GIVEN REQUEST:
Make an exact copy of the lines, leaving the pictures out.
------ RECORDS TO USE ------
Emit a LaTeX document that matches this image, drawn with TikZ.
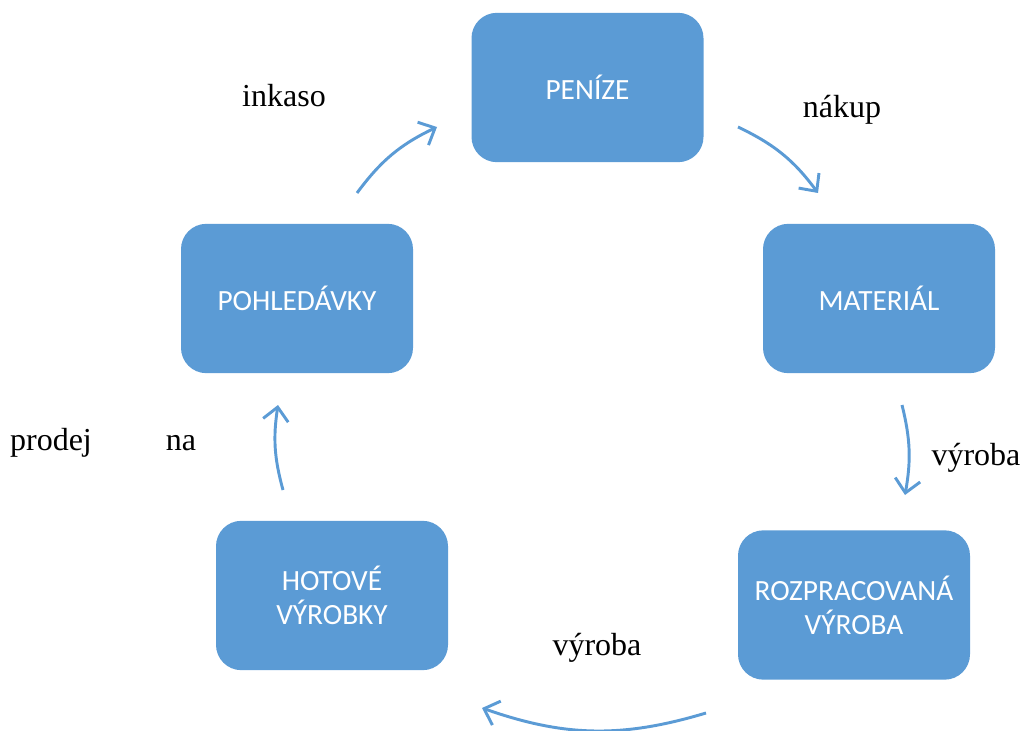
\documentclass[tikz,border=0pt]{standalone}
\usepackage{fontspec}
\setmainfont{Liberation Serif}
\newfontfamily\boxfont{Carlito}
\usetikzlibrary{arrows.meta}
\definecolor{boxblue}{HTML}{5B9BD5}
\begin{document}
\begin{tikzpicture}[x=0.75pt,y=-0.75pt,
  stage/.style={fill=boxblue, draw=none, rounded corners=19pt, minimum width=174pt, minimum height=112pt,
    text=white, align=center, font=\boxfont\fontsize{22}{25.5}\selectfont, inner sep=0pt},
  lbl/.style={font=\fontsize{24}{28}\selectfont, inner sep=0pt, anchor=base},
  flow/.style={draw=boxblue, line width=2.2pt, -{Straight Barb[length=10pt,width=19pt,line width=2.2pt]}, bend left=#1}
]
\useasboundingbox (0,0) rectangle (1022,731);
\node[stage] (penize) at (587.5,87.5) {PENÍZE};
\node[stage] (material) at (879,298.5) {MATERIÁL};
\node[stage] (rozprac) at (854,605) {ROZPRACOVANÁ\\VÝROBA};
\node[stage] (hotove) at (332,595.5) {HOTOVÉ\\VÝROBKY};
\node[stage] (pohled) at (297,298.5) {POHLEDÁVKY};

\node[lbl] (inkaso) at (284,107) {inkaso};
\node[lbl] (nakup) at (842,118) {nákup};
\node[lbl] (vyroba1) at (976,465) {výroba};
\node[lbl] (vyroba2) at (597,655) {výroba};
\node[lbl] (prodej) at (51,450) {prodej};
\node[lbl] (na) at (181,450) {na};

\coordinate (a1s) at (357,193); \coordinate (a1e) at (437,127);
\coordinate (a2s) at (738,127); \coordinate (a2e) at (818,193);
\coordinate (a3s) at (902,405); \coordinate (a3e) at (905,495);
\coordinate (a4s) at (706,713); \coordinate (a4e) at (482,708);
\coordinate (a5s) at (283,490); \coordinate (a5e) at (278,405);

\draw[flow=14] (a1s) to (a1e);
\draw[flow=14] (a2s) to (a2e);
\draw[flow=12] (a3s) to (a3e);
\draw[flow=18] (a4s) to (a4e);
\draw[flow=12] (a5s) to (a5e);
\end{tikzpicture}
\end{document}
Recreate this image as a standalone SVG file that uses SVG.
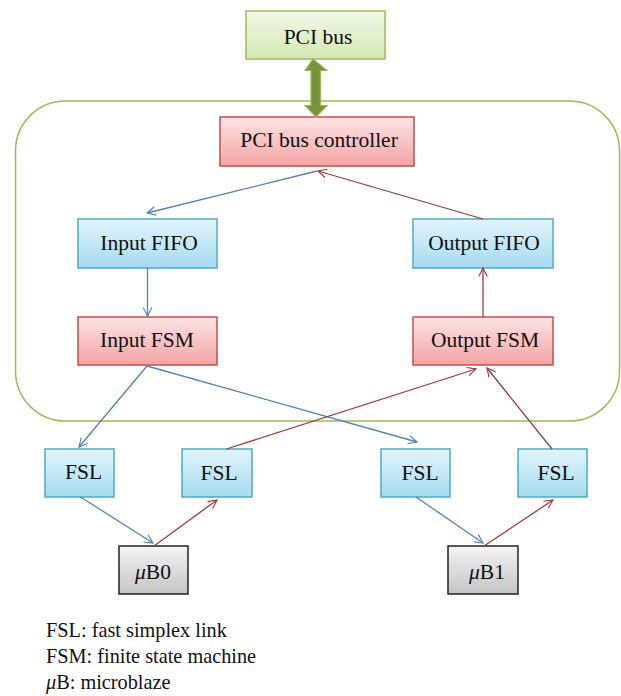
<svg xmlns="http://www.w3.org/2000/svg" width="621" height="696" viewBox="0 0 621 696">
<defs>
<linearGradient id="gGreen" x1="0" y1="0" x2="0" y2="1"><stop offset="0" stop-color="#f2f8e8"/><stop offset="1" stop-color="#d4e8b2"/></linearGradient>
<linearGradient id="gRed" x1="0" y1="0" x2="0" y2="1"><stop offset="0" stop-color="#fde4e4"/><stop offset="1" stop-color="#f4a3a3"/></linearGradient>
<linearGradient id="gBlue" x1="0" y1="0" x2="0" y2="1"><stop offset="0" stop-color="#e2f4fb"/><stop offset="1" stop-color="#a5dbf0"/></linearGradient>
<linearGradient id="gGray" x1="0" y1="0" x2="0" y2="1"><stop offset="0" stop-color="#f4f4f4"/><stop offset="1" stop-color="#c4c4c4"/></linearGradient>
<marker id="aBlue" markerWidth="12" markerHeight="12" viewBox="-12 -6 14 12" refX="0" refY="0" orient="auto" markerUnits="userSpaceOnUse"><path d="M-10,-5 L0,0 L-10,5" fill="none" stroke="#4f81bd" stroke-width="1.3"/></marker>
<marker id="aRed" markerWidth="12" markerHeight="12" viewBox="-12 -6 14 12" refX="0" refY="0" orient="auto" markerUnits="userSpaceOnUse"><path d="M-10,-5 L0,0 L-10,5" fill="none" stroke="#9b3b39" stroke-width="1.3"/></marker>
</defs>
<style>
text{font-family:'Liberation Serif','DejaVu Serif',serif;font-size:21.5px;fill:#111;text-anchor:middle}
.green{fill:url(#gGreen);stroke:#9bbb59;stroke-width:1.5}
.red{fill:url(#gRed);stroke:#c0504d;stroke-width:1.5}
.blue{fill:url(#gBlue);stroke:#4bacc6;stroke-width:1.5}
.gray{fill:url(#gGray);stroke:#222;stroke-width:1.5}
.cb{fill:none;stroke:#4f81bd;stroke-width:1.3;marker-end:url(#aBlue)}
.cr{fill:none;stroke:#9b3b39;stroke-width:1.3;marker-end:url(#aRed)}
.legend{text-anchor:start;font-size:20.3px}
</style>
<rect id="container" x="15.5" y="101" width="604" height="320" rx="50" ry="50" fill="none" stroke="#9bbb59" stroke-width="1.5"/>
<g font-family="Liberation Serif, serif">
<g id="pcibus"><rect class="green" x="246" y="11" width="139" height="48"/><text x="318" y="44">PCI bus</text></g>
<g id="pcictrl"><rect class="red" x="220" y="117" width="194" height="49"/><text x="319" y="147">PCI bus controller</text></g>
<g id="infifo"><rect class="blue" x="78" y="219" width="139" height="49"/><text x="149" y="249.5">Input FIFO</text></g>
<g id="infsm"><rect class="red" x="78" y="317" width="139" height="48"/><text x="147" y="347">Input FSM</text></g>
<g id="outfifo"><rect class="blue" x="413" y="219" width="140" height="49"/><text x="484" y="250">Output FIFO</text></g>
<g id="outfsm"><rect class="red" x="413" y="317" width="140" height="48"/><text x="485" y="347">Output FSM</text></g>
<g id="fsl1"><rect class="blue" x="45" y="449" width="69" height="48"/><text x="83.5" y="479">FSL</text></g>
<g id="fsl2"><rect class="blue" x="182" y="449" width="70" height="48"/><text x="219" y="480">FSL</text></g>
<g id="fsl3"><rect class="blue" x="381" y="449" width="69" height="48"/><text x="420" y="479.5">FSL</text></g>
<g id="fsl4"><rect class="blue" x="518" y="449" width="69" height="48"/><text x="556" y="479.5">FSL</text></g>
<g id="ub0"><rect class="gray" x="119" y="546" width="69" height="48"/><text x="153" y="578.5"><tspan font-style="italic">μ</tspan>B0</text></g>
<g id="ub1"><rect class="gray" x="448" y="546" width="70" height="48"/><text x="487" y="578.5"><tspan font-style="italic">μ</tspan>B1</text></g>
</g>
<g id="connectors">
<path d="M316,59 L330,70.5 L323.5,70.5 L323.5,105.5 L330,105.5 L319,117 L308,105.5 L314,105.5 L314,70.5 L308,70.5 Z" fill="#77933c" stroke="#9bbb59" stroke-width="1.2" transform="translate(-3,0)"/>
<path class="cb" d="M317,171 L147,213"/>
<path class="cr" d="M483,219 L318,171"/>
<path class="cb" d="M147.5,268 L147.5,316"/>
<path class="cr" d="M483,317 L483,268"/>
<path class="cb" d="M147,366 L79,447"/>
<path class="cb" d="M147,366 L417,442"/>
<path class="cr" d="M226.5,449 L476,369"/>
<path class="cr" d="M552,449 L487,368"/>
<path class="cb" d="M80.5,497 L153,543"/>
<path class="cr" d="M154,546 L217,500"/>
<path class="cb" d="M416,497 L483,543"/>
<path class="cr" d="M484,546 L553,500"/>
</g>
<g id="legend" font-family="Liberation Serif, serif">
<text class="legend" x="46" y="637">FSL: fast simplex link</text>
<text class="legend" x="46" y="663">FSM: finite state machine</text>
<text class="legend" x="46" y="689"><tspan font-style="italic">μ</tspan>B: microblaze</text>
</g>
</svg>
------
COMPLETED TASK:
Emit a LaTeX document that matches this image, drawn with TikZ.
\documentclass[tikz,border=0pt]{standalone}
\usepackage{fontspec}
\setmainfont{Liberation Serif}
\newfontfamily\boxfont{Carlito}
\usetikzlibrary{arrows.meta}
\definecolor{boxblue}{HTML}{5B9BD5}
\begin{document}
\begin{tikzpicture}[x=0.75pt,y=-0.75pt,
  stage/.style={fill=boxblue, draw=none, rounded corners=19pt, minimum width=174pt, minimum height=112pt,
    text=white, align=center, font=\boxfont\fontsize{22}{25.5}\selectfont, inner sep=0pt},
  lbl/.style={font=\fontsize{24}{28}\selectfont, inner sep=0pt, anchor=base},
  flow/.style={draw=boxblue, line width=2.2pt, -{Straight Barb[length=10pt,width=19pt,line width=2.2pt]}, bend left=#1}
]
\useasboundingbox (0,0) rectangle (1022,731);
\node[stage] (penize) at (587.5,87.5) {PENÍZE};
\node[stage] (material) at (879,298.5) {MATERIÁL};
\node[stage] (rozprac) at (854,605) {ROZPRACOVANÁ\\VÝROBA};
\node[stage] (hotove) at (332,595.5) {HOTOVÉ\\VÝROBKY};
\node[stage] (pohled) at (297,298.5) {POHLEDÁVKY};

\node[lbl] (inkaso) at (284,107) {inkaso};
\node[lbl] (nakup) at (842,118) {nákup};
\node[lbl] (vyroba1) at (976,465) {výroba};
\node[lbl] (vyroba2) at (597,655) {výroba};
\node[lbl] (prodej) at (51,450) {prodej};
\node[lbl] (na) at (181,450) {na};

\coordinate (a1s) at (357,193); \coordinate (a1e) at (437,127);
\coordinate (a2s) at (738,127); \coordinate (a2e) at (818,193);
\coordinate (a3s) at (902,405); \coordinate (a3e) at (905,495);
\coordinate (a4s) at (706,713); \coordinate (a4e) at (482,708);
\coordinate (a5s) at (283,490); \coordinate (a5e) at (278,405);

\draw[flow=14] (a1s) to (a1e);
\draw[flow=14] (a2s) to (a2e);
\draw[flow=12] (a3s) to (a3e);
\draw[flow=18] (a4s) to (a4e);
\draw[flow=12] (a5s) to (a5e);
\end{tikzpicture}
\end{document}
Recreate this image as a standalone SVG file that uses SVG.
<svg xmlns="http://www.w3.org/2000/svg" width="621" height="696" viewBox="0 0 621 696">
<defs>
<linearGradient id="gGreen" x1="0" y1="0" x2="0" y2="1"><stop offset="0" stop-color="#f2f8e8"/><stop offset="1" stop-color="#d4e8b2"/></linearGradient>
<linearGradient id="gRed" x1="0" y1="0" x2="0" y2="1"><stop offset="0" stop-color="#fde4e4"/><stop offset="1" stop-color="#f4a3a3"/></linearGradient>
<linearGradient id="gBlue" x1="0" y1="0" x2="0" y2="1"><stop offset="0" stop-color="#e2f4fb"/><stop offset="1" stop-color="#a5dbf0"/></linearGradient>
<linearGradient id="gGray" x1="0" y1="0" x2="0" y2="1"><stop offset="0" stop-color="#f4f4f4"/><stop offset="1" stop-color="#c4c4c4"/></linearGradient>
<marker id="aBlue" markerWidth="12" markerHeight="12" viewBox="-12 -6 14 12" refX="0" refY="0" orient="auto" markerUnits="userSpaceOnUse"><path d="M-10,-5 L0,0 L-10,5" fill="none" stroke="#4f81bd" stroke-width="1.3"/></marker>
<marker id="aRed" markerWidth="12" markerHeight="12" viewBox="-12 -6 14 12" refX="0" refY="0" orient="auto" markerUnits="userSpaceOnUse"><path d="M-10,-5 L0,0 L-10,5" fill="none" stroke="#9b3b39" stroke-width="1.3"/></marker>
</defs>
<style>
text{font-family:'Liberation Serif','DejaVu Serif',serif;font-size:21.5px;fill:#111;text-anchor:middle}
.green{fill:url(#gGreen);stroke:#9bbb59;stroke-width:1.5}
.red{fill:url(#gRed);stroke:#c0504d;stroke-width:1.5}
.blue{fill:url(#gBlue);stroke:#4bacc6;stroke-width:1.5}
.gray{fill:url(#gGray);stroke:#222;stroke-width:1.5}
.cb{fill:none;stroke:#4f81bd;stroke-width:1.3;marker-end:url(#aBlue)}
.cr{fill:none;stroke:#9b3b39;stroke-width:1.3;marker-end:url(#aRed)}
.legend{text-anchor:start;font-size:20.3px}
</style>
<rect id="container" x="15.5" y="101" width="604" height="320" rx="50" ry="50" fill="none" stroke="#9bbb59" stroke-width="1.5"/>
<g font-family="Liberation Serif, serif">
<g id="pcibus"><rect class="green" x="246" y="11" width="139" height="48"/><text x="318" y="44">PCI bus</text></g>
<g id="pcictrl"><rect class="red" x="220" y="117" width="194" height="49"/><text x="319" y="147">PCI bus controller</text></g>
<g id="infifo"><rect class="blue" x="78" y="219" width="139" height="49"/><text x="149" y="249.5">Input FIFO</text></g>
<g id="infsm"><rect class="red" x="78" y="317" width="139" height="48"/><text x="147" y="347">Input FSM</text></g>
<g id="outfifo"><rect class="blue" x="413" y="219" width="140" height="49"/><text x="484" y="250">Output FIFO</text></g>
<g id="outfsm"><rect class="red" x="413" y="317" width="140" height="48"/><text x="485" y="347">Output FSM</text></g>
<g id="fsl1"><rect class="blue" x="45" y="449" width="69" height="48"/><text x="83.5" y="479">FSL</text></g>
<g id="fsl2"><rect class="blue" x="182" y="449" width="70" height="48"/><text x="219" y="480">FSL</text></g>
<g id="fsl3"><rect class="blue" x="381" y="449" width="69" height="48"/><text x="420" y="479.5">FSL</text></g>
<g id="fsl4"><rect class="blue" x="518" y="449" width="69" height="48"/><text x="556" y="479.5">FSL</text></g>
<g id="ub0"><rect class="gray" x="119" y="546" width="69" height="48"/><text x="153" y="578.5"><tspan font-style="italic">μ</tspan>B0</text></g>
<g id="ub1"><rect class="gray" x="448" y="546" width="70" height="48"/><text x="487" y="578.5"><tspan font-style="italic">μ</tspan>B1</text></g>
</g>
<g id="connectors">
<path d="M316,59 L330,70.5 L323.5,70.5 L323.5,105.5 L330,105.5 L319,117 L308,105.5 L314,105.5 L314,70.5 L308,70.5 Z" fill="#77933c" stroke="#9bbb59" stroke-width="1.2" transform="translate(-3,0)"/>
<path class="cb" d="M317,171 L147,213"/>
<path class="cr" d="M483,219 L318,171"/>
<path class="cb" d="M147.5,268 L147.5,316"/>
<path class="cr" d="M483,317 L483,268"/>
<path class="cb" d="M147,366 L79,447"/>
<path class="cb" d="M147,366 L417,442"/>
<path class="cr" d="M226.5,449 L476,369"/>
<path class="cr" d="M552,449 L487,368"/>
<path class="cb" d="M80.5,497 L153,543"/>
<path class="cr" d="M154,546 L217,500"/>
<path class="cb" d="M416,497 L483,543"/>
<path class="cr" d="M484,546 L553,500"/>
</g>
<g id="legend" font-family="Liberation Serif, serif">
<text class="legend" x="46" y="637">FSL: fast simplex link</text>
<text class="legend" x="46" y="663">FSM: finite state machine</text>
<text class="legend" x="46" y="689"><tspan font-style="italic">μ</tspan>B: microblaze</text>
</g>
</svg>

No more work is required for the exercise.